_What is being asked_: Return the listing below verbatim. Pictures do not belong in the copy.

_Source data_:

— Start —

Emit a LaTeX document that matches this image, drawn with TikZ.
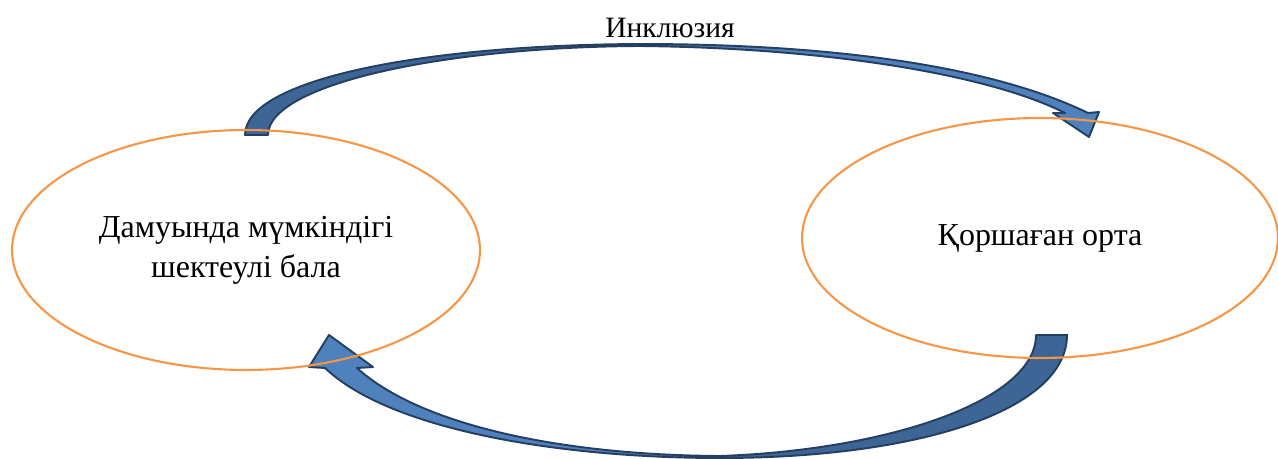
\documentclass[tikz,border=0pt]{standalone}
\usepackage{fontspec}
\setmainfont{Liberation Serif}
\usetikzlibrary{shapes.geometric}
\definecolor{cring}{RGB}{247,150,70}
\definecolor{carrow}{RGB}{79,129,189}
\definecolor{cback}{RGB}{61,101,150}
\definecolor{cedge}{RGB}{36,63,96}
\newcommand{\topArrow}{(245,135) .. controls (245,80) and (420,45) .. (640,44)
  .. controls (850,44) and (1000,70) .. (1088,113) -- (1099,112) -- (1089,137)
  -- (1053,113) -- (1065,113) .. controls (990,75) and (830,48) .. (640,46)
  .. controls (440,47) and (268,85) .. (268,135) -- cycle}
\newcommand{\bottomArrow}{(1067,335) .. controls (1067,410) and (920,458) .. (720,458)
  .. controls (560,458) and (390,430) .. (325,368) -- (309,367) -- (329,335)
  -- (373,367) -- (357,368) .. controls (420,425) and (560,455) .. (720,456)
  .. controls (890,450) and (1036,400) .. (1036,335) -- cycle}

\begin{document}
\begin{tikzpicture}[x=0.02cm, y=-0.02cm, font=\fontsize{18.2}{22.7}\selectfont,
  ring/.style={ellipse, draw=cring, line width=1.2pt, minimum height=4.8cm,
    align=center, inner sep=0pt},
  band/.style={draw=cedge, line width=1.1pt, line join=round}]
  \useasboundingbox (0,0) rectangle (1278,459);
  % top arrow
  \fill[carrow] \topArrow;
  \begin{scope}
    \clip (0,0) rectangle (640,459);
    \fill[cback] \topArrow;
  \end{scope}
  \draw[band] \topArrow;
  % bottom arrow
  \fill[carrow] \bottomArrow;
  \begin{scope}
    \clip (720,0) rectangle (1278,459);
    \fill[cback] \bottomArrow;
  \end{scope}
  \draw[band] \bottomArrow;
  \node[ring, minimum width=9.36cm] (child) at (246,250) {Дамуында мүмкіндігі\\шектеулі бала};
  \node[ring, minimum width=9.52cm] (env) at (1040,238) {Қоршаған орта};
  \node[font=\fontsize{16.8}{20}\selectfont] (incl) at (670,28) {Инклюзия};
\end{tikzpicture}
\end{document}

— End —

_Task result_:
Emit a LaTeX document that matches this image, drawn with TikZ.
\documentclass[tikz,border=0pt]{standalone}
\usepackage{fontspec}
\setmainfont{Liberation Serif}
\usetikzlibrary{shapes.geometric}
\definecolor{cring}{RGB}{247,150,70}
\definecolor{carrow}{RGB}{79,129,189}
\definecolor{cback}{RGB}{61,101,150}
\definecolor{cedge}{RGB}{36,63,96}
\newcommand{\topArrow}{(245,135) .. controls (245,80) and (420,45) .. (640,44)
  .. controls (850,44) and (1000,70) .. (1088,113) -- (1099,112) -- (1089,137)
  -- (1053,113) -- (1065,113) .. controls (990,75) and (830,48) .. (640,46)
  .. controls (440,47) and (268,85) .. (268,135) -- cycle}
\newcommand{\bottomArrow}{(1067,335) .. controls (1067,410) and (920,458) .. (720,458)
  .. controls (560,458) and (390,430) .. (325,368) -- (309,367) -- (329,335)
  -- (373,367) -- (357,368) .. controls (420,425) and (560,455) .. (720,456)
  .. controls (890,450) and (1036,400) .. (1036,335) -- cycle}

\begin{document}
\begin{tikzpicture}[x=0.02cm, y=-0.02cm, font=\fontsize{18.2}{22.7}\selectfont,
  ring/.style={ellipse, draw=cring, line width=1.2pt, minimum height=4.8cm,
    align=center, inner sep=0pt},
  band/.style={draw=cedge, line width=1.1pt, line join=round}]
  \useasboundingbox (0,0) rectangle (1278,459);
  % top arrow
  \fill[carrow] \topArrow;
  \begin{scope}
    \clip (0,0) rectangle (640,459);
    \fill[cback] \topArrow;
  \end{scope}
  \draw[band] \topArrow;
  % bottom arrow
  \fill[carrow] \bottomArrow;
  \begin{scope}
    \clip (720,0) rectangle (1278,459);
    \fill[cback] \bottomArrow;
  \end{scope}
  \draw[band] \bottomArrow;
  \node[ring, minimum width=9.36cm] (child) at (246,250) {Дамуында мүмкіндігі\\шектеулі бала};
  \node[ring, minimum width=9.52cm] (env) at (1040,238) {Қоршаған орта};
  \node[font=\fontsize{16.8}{20}\selectfont] (incl) at (670,28) {Инклюзия};
\end{tikzpicture}
\end{document}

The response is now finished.